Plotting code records
## Start

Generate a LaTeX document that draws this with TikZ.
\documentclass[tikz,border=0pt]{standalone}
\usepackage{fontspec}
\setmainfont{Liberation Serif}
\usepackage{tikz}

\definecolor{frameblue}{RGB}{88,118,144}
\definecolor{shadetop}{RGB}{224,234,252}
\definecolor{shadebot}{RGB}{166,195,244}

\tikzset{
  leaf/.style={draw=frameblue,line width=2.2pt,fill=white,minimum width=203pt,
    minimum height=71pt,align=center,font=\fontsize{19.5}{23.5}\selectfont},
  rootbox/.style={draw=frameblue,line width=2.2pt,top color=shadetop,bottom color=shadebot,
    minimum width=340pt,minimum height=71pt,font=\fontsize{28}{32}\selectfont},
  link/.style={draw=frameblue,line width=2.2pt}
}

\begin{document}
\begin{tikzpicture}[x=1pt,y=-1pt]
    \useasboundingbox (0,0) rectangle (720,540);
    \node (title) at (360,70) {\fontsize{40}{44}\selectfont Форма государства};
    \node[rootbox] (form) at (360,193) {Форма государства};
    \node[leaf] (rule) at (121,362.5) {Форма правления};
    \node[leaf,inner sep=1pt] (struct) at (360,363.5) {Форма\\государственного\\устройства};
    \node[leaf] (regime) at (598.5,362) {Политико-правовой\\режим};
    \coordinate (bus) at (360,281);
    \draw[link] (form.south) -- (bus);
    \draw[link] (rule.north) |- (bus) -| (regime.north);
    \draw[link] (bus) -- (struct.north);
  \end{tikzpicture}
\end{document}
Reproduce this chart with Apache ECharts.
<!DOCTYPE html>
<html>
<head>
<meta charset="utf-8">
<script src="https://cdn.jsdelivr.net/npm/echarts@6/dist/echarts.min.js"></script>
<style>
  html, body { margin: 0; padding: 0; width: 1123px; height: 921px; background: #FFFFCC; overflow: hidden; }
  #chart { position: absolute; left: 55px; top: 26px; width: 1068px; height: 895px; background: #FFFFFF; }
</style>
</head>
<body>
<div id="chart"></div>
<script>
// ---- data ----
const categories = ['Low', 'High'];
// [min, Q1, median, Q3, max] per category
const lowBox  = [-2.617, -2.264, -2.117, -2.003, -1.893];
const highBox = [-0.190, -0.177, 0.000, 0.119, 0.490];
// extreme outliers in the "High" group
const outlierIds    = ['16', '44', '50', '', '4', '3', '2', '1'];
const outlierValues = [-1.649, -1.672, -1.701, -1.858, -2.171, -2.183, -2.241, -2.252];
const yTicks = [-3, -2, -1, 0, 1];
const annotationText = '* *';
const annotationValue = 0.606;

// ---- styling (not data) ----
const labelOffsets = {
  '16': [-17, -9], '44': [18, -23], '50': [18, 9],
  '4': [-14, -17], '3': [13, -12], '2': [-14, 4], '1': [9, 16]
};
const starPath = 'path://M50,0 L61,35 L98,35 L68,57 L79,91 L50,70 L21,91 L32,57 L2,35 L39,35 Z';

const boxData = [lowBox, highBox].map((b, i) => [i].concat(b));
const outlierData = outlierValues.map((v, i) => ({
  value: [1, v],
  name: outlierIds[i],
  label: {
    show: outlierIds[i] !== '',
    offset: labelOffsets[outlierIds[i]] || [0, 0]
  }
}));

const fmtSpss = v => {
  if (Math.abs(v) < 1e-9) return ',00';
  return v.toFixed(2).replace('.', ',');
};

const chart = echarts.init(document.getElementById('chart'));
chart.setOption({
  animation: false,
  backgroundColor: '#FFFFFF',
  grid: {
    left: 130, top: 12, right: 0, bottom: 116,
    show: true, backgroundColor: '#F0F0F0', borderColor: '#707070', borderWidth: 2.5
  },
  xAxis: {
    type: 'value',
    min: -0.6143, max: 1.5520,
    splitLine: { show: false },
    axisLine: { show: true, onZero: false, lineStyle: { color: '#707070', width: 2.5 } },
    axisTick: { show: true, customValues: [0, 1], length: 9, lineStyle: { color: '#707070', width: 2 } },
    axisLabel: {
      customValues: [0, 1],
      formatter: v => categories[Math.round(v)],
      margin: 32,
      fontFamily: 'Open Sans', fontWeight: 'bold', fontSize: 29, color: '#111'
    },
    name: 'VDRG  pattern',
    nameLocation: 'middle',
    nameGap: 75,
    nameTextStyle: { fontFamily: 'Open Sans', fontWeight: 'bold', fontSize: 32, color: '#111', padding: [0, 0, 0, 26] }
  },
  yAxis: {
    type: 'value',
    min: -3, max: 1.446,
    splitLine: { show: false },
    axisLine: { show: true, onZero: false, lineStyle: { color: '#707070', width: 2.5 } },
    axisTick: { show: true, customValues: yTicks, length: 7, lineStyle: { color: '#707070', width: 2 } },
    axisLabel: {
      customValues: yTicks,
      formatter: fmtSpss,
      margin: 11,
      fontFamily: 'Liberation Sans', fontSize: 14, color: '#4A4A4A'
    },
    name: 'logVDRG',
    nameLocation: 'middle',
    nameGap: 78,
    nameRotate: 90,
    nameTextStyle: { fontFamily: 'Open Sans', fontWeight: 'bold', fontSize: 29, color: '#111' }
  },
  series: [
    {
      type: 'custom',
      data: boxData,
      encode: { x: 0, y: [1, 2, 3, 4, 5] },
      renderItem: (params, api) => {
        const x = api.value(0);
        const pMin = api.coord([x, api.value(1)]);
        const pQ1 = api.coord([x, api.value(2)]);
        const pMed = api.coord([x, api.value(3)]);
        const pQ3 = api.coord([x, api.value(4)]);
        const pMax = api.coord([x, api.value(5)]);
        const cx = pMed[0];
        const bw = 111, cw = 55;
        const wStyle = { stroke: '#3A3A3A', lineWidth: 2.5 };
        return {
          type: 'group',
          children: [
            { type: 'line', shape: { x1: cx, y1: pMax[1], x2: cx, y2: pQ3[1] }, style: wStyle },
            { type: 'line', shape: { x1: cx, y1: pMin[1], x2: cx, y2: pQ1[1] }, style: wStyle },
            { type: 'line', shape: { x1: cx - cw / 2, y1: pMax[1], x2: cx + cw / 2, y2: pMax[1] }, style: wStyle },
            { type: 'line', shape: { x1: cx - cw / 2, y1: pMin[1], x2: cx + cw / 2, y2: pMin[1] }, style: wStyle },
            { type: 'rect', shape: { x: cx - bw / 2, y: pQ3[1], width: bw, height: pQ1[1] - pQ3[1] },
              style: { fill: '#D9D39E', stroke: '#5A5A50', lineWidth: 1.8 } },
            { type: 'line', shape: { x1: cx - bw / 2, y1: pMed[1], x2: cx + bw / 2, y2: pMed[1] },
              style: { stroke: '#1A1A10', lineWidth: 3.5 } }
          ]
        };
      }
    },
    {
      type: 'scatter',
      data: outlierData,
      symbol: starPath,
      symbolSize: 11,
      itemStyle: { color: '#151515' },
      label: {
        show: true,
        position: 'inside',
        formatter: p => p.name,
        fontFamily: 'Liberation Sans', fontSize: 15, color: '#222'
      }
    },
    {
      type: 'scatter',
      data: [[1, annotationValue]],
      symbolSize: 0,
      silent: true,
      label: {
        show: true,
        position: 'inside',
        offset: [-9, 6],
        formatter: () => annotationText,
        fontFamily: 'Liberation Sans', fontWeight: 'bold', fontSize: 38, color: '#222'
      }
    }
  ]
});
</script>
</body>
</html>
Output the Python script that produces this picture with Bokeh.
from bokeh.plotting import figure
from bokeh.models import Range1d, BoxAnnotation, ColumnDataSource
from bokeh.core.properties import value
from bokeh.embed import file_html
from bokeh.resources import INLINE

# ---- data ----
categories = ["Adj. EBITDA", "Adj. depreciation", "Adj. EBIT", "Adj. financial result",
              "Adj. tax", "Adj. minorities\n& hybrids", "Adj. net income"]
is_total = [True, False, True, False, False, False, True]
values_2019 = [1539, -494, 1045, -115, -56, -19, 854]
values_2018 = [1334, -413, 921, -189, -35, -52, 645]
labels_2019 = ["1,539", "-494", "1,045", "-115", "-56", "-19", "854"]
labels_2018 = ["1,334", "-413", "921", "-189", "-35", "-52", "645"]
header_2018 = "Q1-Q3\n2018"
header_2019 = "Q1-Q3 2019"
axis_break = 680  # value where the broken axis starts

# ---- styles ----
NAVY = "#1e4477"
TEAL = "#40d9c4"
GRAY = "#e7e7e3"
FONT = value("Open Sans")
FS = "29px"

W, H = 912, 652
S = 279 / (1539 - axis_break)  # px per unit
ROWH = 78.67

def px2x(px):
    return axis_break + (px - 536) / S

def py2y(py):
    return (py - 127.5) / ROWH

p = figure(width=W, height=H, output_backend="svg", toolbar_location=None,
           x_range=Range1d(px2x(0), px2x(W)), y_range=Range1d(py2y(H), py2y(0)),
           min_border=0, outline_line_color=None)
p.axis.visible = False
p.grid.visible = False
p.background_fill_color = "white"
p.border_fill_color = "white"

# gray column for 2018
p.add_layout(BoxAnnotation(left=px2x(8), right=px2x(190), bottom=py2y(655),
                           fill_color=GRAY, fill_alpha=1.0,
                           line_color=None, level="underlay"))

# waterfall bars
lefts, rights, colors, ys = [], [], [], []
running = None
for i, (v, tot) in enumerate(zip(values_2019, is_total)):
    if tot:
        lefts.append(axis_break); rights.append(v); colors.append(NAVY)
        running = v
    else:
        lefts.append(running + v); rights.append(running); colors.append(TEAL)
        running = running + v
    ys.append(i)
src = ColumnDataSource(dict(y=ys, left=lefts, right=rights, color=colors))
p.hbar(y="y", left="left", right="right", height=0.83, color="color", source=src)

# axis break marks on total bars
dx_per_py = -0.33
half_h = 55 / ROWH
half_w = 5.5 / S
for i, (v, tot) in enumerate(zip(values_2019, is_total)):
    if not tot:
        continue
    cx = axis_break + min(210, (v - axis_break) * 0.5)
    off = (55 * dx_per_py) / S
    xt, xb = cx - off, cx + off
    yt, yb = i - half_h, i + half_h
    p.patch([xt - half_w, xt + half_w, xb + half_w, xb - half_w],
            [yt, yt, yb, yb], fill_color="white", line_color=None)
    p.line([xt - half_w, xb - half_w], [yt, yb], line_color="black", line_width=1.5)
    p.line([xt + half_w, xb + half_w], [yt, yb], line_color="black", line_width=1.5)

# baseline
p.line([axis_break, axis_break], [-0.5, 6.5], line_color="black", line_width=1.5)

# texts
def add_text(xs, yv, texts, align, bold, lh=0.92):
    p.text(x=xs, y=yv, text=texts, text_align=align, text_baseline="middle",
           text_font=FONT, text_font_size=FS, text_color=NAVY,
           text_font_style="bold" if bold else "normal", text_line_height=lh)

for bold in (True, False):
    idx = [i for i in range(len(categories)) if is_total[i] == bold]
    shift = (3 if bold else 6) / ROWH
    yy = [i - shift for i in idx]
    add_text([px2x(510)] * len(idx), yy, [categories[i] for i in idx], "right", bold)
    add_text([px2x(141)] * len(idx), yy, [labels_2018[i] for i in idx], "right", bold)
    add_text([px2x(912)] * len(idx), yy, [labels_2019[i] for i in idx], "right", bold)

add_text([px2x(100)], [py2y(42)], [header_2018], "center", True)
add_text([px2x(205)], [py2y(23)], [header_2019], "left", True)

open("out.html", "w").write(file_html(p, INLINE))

## End

__WHAT TO PRODUCE__: Show all lines in the entries above where the string "that" appears.

__TASK OUTPUT__:
Generate a LaTeX document that draws this with TikZ.
Output the Python script that produces this picture with Bokeh.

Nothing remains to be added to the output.